- PROBLEM TO SOLVE: Without the pictures, print the lines running from the beginning of the material to the line containing "ax = fig.add_axes([0.1984, 0.1152, 0.8087, 0.8272])", both ends included.

Rows from a dataset of charts and code:
· · · ·
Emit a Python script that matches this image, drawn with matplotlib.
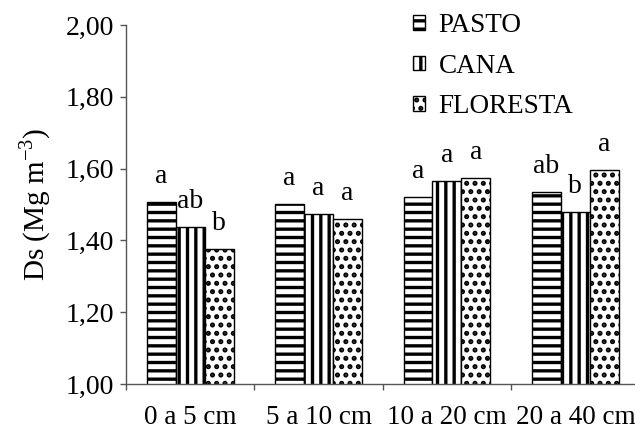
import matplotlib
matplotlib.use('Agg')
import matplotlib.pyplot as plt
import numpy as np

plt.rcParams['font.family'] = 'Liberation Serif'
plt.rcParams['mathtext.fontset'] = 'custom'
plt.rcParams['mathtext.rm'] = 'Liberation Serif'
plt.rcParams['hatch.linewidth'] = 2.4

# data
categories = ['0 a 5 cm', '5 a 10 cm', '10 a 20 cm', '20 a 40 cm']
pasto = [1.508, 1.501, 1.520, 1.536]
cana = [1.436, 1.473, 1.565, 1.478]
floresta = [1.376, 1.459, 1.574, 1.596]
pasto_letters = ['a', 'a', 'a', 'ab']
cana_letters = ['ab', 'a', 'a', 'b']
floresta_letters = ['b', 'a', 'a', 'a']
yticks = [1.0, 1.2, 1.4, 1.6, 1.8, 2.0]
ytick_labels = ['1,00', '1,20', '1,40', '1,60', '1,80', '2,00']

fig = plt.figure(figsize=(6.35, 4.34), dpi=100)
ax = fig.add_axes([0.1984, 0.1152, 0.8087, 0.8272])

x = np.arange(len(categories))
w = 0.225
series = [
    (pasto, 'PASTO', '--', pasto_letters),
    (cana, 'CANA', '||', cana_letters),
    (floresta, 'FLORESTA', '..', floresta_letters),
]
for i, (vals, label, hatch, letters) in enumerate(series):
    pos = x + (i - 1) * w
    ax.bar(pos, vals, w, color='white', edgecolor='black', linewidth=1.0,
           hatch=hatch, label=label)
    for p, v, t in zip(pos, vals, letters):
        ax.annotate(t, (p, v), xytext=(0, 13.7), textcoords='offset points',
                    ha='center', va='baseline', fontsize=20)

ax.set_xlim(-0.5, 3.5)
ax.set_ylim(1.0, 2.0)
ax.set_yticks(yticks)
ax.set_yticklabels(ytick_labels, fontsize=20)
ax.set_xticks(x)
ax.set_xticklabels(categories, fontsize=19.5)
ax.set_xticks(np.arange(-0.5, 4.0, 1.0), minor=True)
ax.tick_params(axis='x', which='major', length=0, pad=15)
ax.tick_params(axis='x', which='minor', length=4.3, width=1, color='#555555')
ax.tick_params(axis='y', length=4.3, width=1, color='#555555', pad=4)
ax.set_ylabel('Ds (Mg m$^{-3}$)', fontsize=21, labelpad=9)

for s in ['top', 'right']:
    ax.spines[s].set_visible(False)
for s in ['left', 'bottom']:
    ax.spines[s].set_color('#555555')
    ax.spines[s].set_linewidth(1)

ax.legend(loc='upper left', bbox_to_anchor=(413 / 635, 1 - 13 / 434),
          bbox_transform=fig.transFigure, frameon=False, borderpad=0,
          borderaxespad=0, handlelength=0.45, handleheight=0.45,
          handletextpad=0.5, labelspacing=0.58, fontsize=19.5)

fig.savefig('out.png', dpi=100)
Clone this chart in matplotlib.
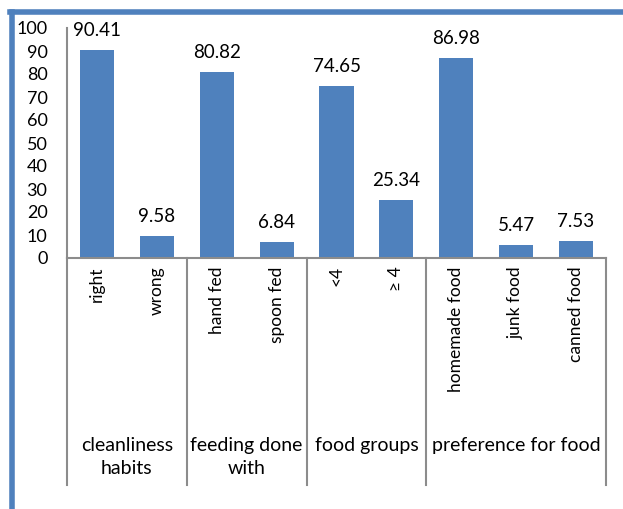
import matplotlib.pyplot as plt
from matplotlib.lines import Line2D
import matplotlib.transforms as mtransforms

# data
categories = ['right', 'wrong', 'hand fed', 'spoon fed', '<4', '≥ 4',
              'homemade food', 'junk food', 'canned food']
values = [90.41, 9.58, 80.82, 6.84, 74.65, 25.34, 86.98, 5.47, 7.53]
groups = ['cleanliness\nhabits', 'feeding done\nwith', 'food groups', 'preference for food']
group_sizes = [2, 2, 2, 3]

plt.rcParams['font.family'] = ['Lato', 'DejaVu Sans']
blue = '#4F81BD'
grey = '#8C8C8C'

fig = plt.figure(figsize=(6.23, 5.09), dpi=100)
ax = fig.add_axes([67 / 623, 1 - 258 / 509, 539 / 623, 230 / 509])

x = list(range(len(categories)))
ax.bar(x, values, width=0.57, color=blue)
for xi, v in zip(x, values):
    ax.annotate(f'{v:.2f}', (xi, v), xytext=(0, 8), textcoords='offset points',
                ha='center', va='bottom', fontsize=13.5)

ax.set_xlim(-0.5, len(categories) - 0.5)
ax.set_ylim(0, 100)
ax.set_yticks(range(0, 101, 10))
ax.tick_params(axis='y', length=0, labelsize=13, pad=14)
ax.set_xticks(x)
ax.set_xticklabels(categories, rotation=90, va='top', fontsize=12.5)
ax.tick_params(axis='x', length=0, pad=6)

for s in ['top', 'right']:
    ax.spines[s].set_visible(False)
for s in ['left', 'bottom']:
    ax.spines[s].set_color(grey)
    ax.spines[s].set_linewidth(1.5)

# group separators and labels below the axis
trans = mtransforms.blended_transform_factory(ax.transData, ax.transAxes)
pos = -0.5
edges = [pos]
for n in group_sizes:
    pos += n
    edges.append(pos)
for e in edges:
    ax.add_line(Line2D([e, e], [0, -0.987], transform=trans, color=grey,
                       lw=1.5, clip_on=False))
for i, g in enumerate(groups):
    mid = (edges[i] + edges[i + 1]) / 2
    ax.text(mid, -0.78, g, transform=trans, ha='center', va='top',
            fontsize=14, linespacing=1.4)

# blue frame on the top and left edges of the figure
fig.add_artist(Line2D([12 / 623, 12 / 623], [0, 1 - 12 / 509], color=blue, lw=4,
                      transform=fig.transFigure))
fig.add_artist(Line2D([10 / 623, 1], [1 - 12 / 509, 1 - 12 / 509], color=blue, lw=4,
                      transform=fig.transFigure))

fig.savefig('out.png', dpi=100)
· · · ·
- RESULT FOR THIS EXERCISE:
Emit a Python script that matches this image, drawn with matplotlib.
import matplotlib
matplotlib.use('Agg')
import matplotlib.pyplot as plt
import numpy as np

plt.rcParams['font.family'] = 'Liberation Serif'
plt.rcParams['mathtext.fontset'] = 'custom'
plt.rcParams['mathtext.rm'] = 'Liberation Serif'
plt.rcParams['hatch.linewidth'] = 2.4

# data
categories = ['0 a 5 cm', '5 a 10 cm', '10 a 20 cm', '20 a 40 cm']
pasto = [1.508, 1.501, 1.520, 1.536]
cana = [1.436, 1.473, 1.565, 1.478]
floresta = [1.376, 1.459, 1.574, 1.596]
pasto_letters = ['a', 'a', 'a', 'ab']
cana_letters = ['ab', 'a', 'a', 'b']
floresta_letters = ['b', 'a', 'a', 'a']
yticks = [1.0, 1.2, 1.4, 1.6, 1.8, 2.0]
ytick_labels = ['1,00', '1,20', '1,40', '1,60', '1,80', '2,00']

fig = plt.figure(figsize=(6.35, 4.34), dpi=100)
ax = fig.add_axes([0.1984, 0.1152, 0.8087, 0.8272])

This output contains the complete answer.